AMD-Powered El Capitan Supercomputer Launches with 2.746 ExaFLOPS Performance

BigGo Editorial Team
AMD-Powered El Capitan Supercomputer Launches with 2.746 ExaFLOPS Performance

In a significant advancement for high-performance computing, the Lawrence Livermore National Laboratory (LLNL) has unveiled El Capitan, marking a new era in supercomputing capabilities. This groundbreaking system represents the culmination of eight years of research and development, setting new benchmarks in computational power and efficiency.

Architecture and Performance

El Capitan showcases an unprecedented integration of AMD technology, featuring over 44,500 AMD Instinct MI300A accelerators. Each accelerator combines a 24-core EPYC Genoa CPU running at 1.8GHz with a CDNA3 GPU, complemented by 128GB of HBM3 memory. This architectural marvel achieves a peak performance of 2.746 exaFLOPS, translating to 2.79 quintillion calculations per second. The system demonstrated its capabilities by achieving 1.742 exaFLOPS in the industry-standard High-Performance Linpack benchmark.

Specification Detail
Peak Performance 2.746 exaFLOPS
HPL Benchmark 1.742 exaFLOPS
CPU/GPU Cores 11+ million
AMD Accelerators 43,000+ MI300A units
Memory per APU 128GB HBM3
CPU Configuration 24-core EPYC Genoa @ 1.8GHz
Project Cost USD $600 million

Infrastructure and Investment

Built with an investment of approximately USD $600 million, El Capitan represents a significant upgrade from its predecessor, Sierra. The system utilizes advanced liquid-cooling technology in Cray EX racks to manage its immense computational power. To put its capabilities in perspective, matching El Capitan's processing power for a single calculation would require one million smartphones working simultaneously.

Performance Comparison:

  • 18x faster than predecessor Sierra
  • Equivalent to 1 million smartphones computing simultaneously
  • Currently world's fastest supercomputer for nuclear simulation

Primary Applications

El Capitan's primary mission focuses on safeguarding the US nuclear arsenal through sophisticated simulations and analysis. The supercomputer enables researchers to assess the aging and reliability of nuclear weapons without physical testing, adhering to international testing bans. Beyond this core function, the system will support various classified national security initiatives, including advanced AI and machine learning workloads, materials science research, and high-energy-density physics studies.

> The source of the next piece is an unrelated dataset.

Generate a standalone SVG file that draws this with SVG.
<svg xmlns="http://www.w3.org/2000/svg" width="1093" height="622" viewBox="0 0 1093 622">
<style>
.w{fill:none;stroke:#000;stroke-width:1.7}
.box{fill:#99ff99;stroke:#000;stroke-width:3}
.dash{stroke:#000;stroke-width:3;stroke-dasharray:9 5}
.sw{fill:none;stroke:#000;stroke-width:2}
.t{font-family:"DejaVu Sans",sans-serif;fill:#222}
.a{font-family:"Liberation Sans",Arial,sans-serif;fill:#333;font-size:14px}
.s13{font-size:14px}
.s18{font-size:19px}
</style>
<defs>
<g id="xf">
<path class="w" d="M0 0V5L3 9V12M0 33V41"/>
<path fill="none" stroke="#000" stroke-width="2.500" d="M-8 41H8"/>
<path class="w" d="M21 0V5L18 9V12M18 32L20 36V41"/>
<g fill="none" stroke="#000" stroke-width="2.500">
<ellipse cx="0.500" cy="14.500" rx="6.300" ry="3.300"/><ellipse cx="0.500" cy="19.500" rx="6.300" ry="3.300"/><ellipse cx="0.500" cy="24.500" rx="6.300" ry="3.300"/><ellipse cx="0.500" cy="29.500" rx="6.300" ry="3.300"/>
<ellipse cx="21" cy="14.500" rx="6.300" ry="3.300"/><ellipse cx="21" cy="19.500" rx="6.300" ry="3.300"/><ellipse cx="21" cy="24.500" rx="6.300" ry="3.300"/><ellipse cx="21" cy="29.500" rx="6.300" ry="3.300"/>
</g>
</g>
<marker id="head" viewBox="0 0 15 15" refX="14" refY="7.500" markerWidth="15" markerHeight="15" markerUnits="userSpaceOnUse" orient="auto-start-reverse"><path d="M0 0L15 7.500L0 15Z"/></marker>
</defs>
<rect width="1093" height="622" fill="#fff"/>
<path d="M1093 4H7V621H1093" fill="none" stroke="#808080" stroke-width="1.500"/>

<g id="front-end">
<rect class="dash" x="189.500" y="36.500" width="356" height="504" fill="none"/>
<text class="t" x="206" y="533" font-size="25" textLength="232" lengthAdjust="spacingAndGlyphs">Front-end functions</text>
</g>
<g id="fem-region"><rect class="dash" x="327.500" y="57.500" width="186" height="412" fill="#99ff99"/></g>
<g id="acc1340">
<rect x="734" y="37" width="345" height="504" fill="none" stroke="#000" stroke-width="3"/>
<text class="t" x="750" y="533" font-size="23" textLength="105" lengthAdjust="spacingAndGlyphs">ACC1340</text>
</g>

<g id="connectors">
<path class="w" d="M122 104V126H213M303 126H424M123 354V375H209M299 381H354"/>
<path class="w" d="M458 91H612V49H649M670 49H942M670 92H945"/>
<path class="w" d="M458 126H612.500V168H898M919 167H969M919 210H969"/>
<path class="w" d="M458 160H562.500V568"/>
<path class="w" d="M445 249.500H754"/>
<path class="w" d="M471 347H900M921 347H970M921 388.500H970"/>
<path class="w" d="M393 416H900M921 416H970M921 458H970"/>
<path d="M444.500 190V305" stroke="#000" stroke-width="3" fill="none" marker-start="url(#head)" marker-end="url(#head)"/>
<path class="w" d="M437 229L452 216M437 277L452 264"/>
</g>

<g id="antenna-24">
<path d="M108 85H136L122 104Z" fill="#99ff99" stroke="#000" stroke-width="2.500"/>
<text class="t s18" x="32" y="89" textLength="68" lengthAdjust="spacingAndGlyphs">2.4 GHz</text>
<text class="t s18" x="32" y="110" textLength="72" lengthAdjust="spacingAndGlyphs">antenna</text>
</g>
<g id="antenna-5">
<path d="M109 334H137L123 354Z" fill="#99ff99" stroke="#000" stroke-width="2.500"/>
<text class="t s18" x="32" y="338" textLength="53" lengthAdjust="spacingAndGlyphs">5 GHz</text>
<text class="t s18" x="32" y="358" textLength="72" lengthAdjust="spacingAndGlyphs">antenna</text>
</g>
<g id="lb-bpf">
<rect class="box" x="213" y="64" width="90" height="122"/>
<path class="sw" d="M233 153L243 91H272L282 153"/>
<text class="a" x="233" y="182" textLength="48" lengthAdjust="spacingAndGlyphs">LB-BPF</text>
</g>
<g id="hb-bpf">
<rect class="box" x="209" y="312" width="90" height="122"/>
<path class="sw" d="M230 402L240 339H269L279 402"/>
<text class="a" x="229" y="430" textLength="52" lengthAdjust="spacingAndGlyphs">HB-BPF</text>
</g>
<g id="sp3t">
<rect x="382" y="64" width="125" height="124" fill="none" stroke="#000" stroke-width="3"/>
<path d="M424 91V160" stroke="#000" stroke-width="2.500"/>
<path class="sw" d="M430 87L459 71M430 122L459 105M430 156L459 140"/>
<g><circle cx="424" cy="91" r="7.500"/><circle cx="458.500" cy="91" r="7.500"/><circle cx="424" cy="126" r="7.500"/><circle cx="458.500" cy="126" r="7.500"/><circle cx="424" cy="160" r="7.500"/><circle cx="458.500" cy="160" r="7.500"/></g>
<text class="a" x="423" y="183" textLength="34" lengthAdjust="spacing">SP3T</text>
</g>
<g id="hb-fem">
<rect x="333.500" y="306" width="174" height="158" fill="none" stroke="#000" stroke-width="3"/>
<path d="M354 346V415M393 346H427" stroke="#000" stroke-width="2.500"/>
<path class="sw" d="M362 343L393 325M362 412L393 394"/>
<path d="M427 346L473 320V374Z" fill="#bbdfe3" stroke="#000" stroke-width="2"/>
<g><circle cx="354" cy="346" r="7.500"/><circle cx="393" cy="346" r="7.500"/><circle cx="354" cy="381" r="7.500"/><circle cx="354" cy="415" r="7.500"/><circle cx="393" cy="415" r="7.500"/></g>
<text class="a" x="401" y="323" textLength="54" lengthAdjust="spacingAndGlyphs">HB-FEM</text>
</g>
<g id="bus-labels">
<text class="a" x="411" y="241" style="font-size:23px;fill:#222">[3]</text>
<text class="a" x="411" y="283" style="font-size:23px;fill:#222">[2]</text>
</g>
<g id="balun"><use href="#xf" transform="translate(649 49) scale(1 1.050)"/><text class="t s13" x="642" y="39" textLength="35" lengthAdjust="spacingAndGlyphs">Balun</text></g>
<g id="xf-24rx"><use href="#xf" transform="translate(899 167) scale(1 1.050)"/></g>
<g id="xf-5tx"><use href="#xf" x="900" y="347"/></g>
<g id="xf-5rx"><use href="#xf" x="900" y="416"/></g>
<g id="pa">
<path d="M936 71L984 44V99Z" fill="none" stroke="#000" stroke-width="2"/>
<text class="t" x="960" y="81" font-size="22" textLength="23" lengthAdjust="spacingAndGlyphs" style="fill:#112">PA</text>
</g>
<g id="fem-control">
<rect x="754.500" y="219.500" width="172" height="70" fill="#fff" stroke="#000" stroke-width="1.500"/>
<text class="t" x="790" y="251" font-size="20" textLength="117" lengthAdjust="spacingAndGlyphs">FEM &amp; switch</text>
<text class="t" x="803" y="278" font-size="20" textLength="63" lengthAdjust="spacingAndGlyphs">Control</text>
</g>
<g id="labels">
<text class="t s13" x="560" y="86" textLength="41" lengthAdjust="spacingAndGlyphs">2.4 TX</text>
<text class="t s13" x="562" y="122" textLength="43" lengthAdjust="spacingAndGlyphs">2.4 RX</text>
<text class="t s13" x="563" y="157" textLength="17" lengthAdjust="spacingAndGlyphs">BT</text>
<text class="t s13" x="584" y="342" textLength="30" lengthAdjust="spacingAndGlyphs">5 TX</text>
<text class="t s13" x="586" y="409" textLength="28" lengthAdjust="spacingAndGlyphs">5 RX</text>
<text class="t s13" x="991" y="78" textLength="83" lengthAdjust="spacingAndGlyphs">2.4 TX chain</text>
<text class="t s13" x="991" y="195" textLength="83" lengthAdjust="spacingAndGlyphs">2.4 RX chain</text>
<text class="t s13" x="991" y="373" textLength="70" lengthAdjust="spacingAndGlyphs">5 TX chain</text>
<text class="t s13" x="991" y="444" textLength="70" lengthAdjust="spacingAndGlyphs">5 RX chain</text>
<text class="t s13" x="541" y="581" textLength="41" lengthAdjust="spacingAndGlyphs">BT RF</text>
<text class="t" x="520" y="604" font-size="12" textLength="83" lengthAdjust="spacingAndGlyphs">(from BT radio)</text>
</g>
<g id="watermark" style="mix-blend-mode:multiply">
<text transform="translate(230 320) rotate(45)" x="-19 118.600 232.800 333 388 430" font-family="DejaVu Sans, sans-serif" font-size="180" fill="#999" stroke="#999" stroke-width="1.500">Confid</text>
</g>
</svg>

Position in Global Computing

As the National Nuclear Security Administration's first exascale supercomputer, El Capitan joins an elite group of exascale systems, following Frontier at Oak Ridge National Laboratory and Aurora at Argonne Leadership Computing Facility. Its performance capabilities significantly exceed previous systems, offering 18 times faster processing than the Sierra supercomputer, which still ranks as the 14th most powerful supercomputer globally.